If I am, on the other side, visiting someone else’s show, the experience is similarly unsatisfactory. Maybe that has to do with most artists seemingly not willing to engage the audience, or maybe I the whole setting is one that discourages discourse. The audience is supposed to just look and not question. It is more of a social gathering than anything else. That explains, why booze plays such a crucial role. And it seems as this is precisely, what most audience members expect, so I might just be a weirdo.

Rarely do I feel inspired by the interactions I am having – neither as an artist, nor as an audience member. And that is a shame. You are standing in front of finished somethings, some of them you understand, some you don’t. You are not expected to bring your own stuff along – not in a literal sense, as you are not supposed to bring your own art pieces to an opening and not in a more abstract sense. You are not expected to deliver your own findings on the issue the artist is addressing in his or her work. That is what I mean, when talking about lopsidedness. By the way, wouldn’t it be amazing, if people were invited to bring along their own little works, that deal with the issue at the core of the show they are visiting? They still would not be allowed to hang it onto the wall, but during the opening, they would be encouraged to add their own punchline.

In response to a discussion I was having at a conference, I wrote very briefly about the shitty audience. Maybe these two things are connected. Many people have figured, that there might be something wrong about the artist-audience relationship. And many artists and thinkers are trying to come up with clever ways to make exhibitions more approachable.

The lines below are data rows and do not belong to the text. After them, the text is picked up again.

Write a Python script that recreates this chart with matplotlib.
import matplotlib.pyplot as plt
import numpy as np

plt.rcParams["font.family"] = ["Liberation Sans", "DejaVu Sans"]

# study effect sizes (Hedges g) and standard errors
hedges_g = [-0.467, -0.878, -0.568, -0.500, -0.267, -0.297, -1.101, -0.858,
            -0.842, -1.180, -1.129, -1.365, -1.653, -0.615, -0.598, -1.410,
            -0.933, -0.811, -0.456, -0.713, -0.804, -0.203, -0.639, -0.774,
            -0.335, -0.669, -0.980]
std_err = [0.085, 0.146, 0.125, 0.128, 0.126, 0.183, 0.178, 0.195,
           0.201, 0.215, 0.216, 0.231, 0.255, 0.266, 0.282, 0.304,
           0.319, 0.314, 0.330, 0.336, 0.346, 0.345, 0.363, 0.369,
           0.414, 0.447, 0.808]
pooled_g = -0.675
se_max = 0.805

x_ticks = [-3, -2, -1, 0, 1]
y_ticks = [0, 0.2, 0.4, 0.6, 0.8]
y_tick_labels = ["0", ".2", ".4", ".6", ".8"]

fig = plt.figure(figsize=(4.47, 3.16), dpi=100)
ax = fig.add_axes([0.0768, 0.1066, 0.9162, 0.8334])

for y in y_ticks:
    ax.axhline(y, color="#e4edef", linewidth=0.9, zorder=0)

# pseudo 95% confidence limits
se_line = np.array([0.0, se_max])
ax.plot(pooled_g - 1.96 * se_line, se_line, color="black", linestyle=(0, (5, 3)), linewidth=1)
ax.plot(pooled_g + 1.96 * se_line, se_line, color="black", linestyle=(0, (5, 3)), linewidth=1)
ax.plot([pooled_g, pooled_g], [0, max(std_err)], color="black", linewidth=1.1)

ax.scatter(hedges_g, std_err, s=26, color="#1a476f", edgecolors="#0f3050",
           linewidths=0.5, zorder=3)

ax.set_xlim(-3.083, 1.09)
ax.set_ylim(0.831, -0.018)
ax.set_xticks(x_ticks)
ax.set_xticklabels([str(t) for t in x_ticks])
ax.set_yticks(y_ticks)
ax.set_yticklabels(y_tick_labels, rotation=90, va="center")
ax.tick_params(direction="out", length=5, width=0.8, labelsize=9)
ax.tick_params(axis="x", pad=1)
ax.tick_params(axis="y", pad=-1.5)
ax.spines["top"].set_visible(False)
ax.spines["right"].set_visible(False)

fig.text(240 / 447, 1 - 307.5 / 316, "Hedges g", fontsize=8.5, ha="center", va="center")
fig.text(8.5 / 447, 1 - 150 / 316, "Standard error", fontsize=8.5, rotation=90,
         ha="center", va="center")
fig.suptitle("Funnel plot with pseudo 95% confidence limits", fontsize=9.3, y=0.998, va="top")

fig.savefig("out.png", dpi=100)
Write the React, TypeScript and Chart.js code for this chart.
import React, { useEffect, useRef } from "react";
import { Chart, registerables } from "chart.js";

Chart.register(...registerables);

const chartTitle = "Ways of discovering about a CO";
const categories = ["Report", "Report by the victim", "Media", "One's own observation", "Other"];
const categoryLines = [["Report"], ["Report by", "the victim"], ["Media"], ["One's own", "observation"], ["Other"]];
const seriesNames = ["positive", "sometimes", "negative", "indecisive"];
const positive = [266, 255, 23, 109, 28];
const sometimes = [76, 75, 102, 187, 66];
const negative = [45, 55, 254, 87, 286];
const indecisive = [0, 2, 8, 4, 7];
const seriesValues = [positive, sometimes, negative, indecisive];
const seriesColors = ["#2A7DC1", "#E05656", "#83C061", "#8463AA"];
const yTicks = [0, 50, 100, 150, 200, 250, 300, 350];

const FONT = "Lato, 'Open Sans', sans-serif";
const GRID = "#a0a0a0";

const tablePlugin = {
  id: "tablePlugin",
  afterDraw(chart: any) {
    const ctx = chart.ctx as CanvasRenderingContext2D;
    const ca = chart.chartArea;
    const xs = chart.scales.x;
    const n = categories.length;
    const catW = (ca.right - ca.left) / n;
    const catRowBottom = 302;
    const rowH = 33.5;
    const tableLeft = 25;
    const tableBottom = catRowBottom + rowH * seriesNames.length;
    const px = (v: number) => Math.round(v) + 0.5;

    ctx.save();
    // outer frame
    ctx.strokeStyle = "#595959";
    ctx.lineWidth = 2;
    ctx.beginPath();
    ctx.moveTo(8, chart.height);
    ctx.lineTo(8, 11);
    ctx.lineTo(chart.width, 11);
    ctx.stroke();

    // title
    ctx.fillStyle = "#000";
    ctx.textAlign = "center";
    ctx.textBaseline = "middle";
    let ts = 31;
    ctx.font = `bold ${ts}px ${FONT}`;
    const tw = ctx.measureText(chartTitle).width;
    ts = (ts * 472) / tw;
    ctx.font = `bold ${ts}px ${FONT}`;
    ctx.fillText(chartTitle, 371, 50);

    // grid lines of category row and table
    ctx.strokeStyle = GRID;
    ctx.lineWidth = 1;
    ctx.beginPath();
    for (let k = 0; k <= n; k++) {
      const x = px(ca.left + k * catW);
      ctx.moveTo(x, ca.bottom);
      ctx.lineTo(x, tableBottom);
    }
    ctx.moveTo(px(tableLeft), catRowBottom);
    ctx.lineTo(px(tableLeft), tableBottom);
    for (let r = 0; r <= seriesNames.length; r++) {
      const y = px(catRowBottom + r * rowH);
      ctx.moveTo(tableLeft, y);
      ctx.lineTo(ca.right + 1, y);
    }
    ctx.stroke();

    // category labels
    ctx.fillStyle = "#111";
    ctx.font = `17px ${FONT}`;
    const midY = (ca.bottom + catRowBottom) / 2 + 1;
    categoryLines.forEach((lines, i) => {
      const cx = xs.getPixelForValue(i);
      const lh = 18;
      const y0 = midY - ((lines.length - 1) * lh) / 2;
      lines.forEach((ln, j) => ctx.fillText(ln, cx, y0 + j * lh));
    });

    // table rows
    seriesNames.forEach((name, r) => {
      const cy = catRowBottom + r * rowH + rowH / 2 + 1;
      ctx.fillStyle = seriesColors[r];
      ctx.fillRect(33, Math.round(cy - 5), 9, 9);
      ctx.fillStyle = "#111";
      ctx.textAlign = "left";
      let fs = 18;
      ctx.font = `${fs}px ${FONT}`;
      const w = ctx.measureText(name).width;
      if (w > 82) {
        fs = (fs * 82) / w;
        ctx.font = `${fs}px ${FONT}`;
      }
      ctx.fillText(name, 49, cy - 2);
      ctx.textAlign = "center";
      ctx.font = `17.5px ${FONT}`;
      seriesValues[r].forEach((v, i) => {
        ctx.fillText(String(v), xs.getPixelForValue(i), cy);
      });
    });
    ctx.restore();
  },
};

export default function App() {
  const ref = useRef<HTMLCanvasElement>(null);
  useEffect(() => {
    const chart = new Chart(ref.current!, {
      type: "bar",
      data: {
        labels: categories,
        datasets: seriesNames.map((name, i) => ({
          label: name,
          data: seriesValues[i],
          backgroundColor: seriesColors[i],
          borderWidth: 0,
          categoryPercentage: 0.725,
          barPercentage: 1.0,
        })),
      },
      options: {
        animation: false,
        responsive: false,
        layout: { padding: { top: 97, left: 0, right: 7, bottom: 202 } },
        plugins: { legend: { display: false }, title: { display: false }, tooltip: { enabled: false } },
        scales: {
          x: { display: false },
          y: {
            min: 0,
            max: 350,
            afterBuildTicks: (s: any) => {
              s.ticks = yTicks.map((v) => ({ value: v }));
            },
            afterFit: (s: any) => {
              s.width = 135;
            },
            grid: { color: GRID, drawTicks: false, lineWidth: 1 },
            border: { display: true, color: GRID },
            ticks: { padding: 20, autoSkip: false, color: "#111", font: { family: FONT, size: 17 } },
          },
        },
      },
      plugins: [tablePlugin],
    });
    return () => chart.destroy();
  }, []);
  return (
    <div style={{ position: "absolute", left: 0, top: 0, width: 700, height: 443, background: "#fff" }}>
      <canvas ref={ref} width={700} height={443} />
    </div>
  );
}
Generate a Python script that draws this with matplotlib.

Maybe more interactive. Easier to digest. To me, most of these attempts are aimed at aiding the audience in having a more fulfilling experience as consumers of ideas and art works. But, again, what would be in it for me? Why should I spend time and effort in making my work easier digestible, when already, I get little in return to sharing my ideas and thoughts? We might need to discuss the role of the artist as a whole, but I beg that we also discuss the role of the audience. As mentioned before, the audience is a little bit shitty.

I might just be mistaken, by expecting something in return, when showing my work in a classical exhibition setting. And maybe the classical exhibition setting was never meant as a social gathering or a place for a two-sided discourse. The museum, the gallery – maybe that is just meant as a showcase, to freeze stuff in time and place.

It might be the whole audience-creator-relationship, that makes it unsatisfactory to me. I would love to occupy both roles simultaneously.

This feeling of disconnect, I am having, when following the classical “what to do as an artist”-handbook, is something I rarely experience, when presenting my work at conferences. I am especially talking about the smaller ones, where discourse is what it is all about. Smaller conferences tend to bring a group of individuals together to focus on one common topic. Often, these individuals have very different professional backgrounds. And that is very good. If the group is too homogenous, many people tend to rely on a “common knowledge” found in their specific academic field. Things that everyone needs to agree to, if wanting to be appear professionals. Core ideas or concepts that are rarely questioned. It is these sentences that start with “as we all know…” that I find annoying. With other people around, these given “facts” might easily be up for review. And that is something I enjoy quite a lot.

Somehow, talking about my work, or issues covered by my research, in these settings is always so much more inspiring to me, than most exhibitions I participate in. It has to do with me listening to other people’s ideas on similar issues. Spending maybe 20 to 30 minutes, just getting to now the way they think and talk. Since there presentation normally touches a topic, I am myself also interested in, it is always very easy for me to come up with questions or remarks. And the same seems to be true the other way around.

Maybe it has to do with my artistic approach. With the way ideas and concepts are more important to me, than the stuff that ends up on the wall. Maybe that way I am biased. Just talking about me, it might be that the perfect form of presentation will never be the classical museum show. Perfect maybe to the viewer, who just wants to look at my stuff, not to me though. That realization is tough. Especially since this is the ideal that was key to me as part of my artistic upbringing. The way I understood things, that always seemed to be the peak of what artists might be able to achieve. And yet, maybe I need to let go of another one of my ideas of what art might be. I can still participate in museum and gallery shows – just seems to be the defining pastime of my profession. I need to find ways though, to be able to participate in more conferences. That I certainly need to look into.  

The museum show can still be the pinnacle of the artworld, just not when the goal of the whole endeavor is to serve my very peculiar needs.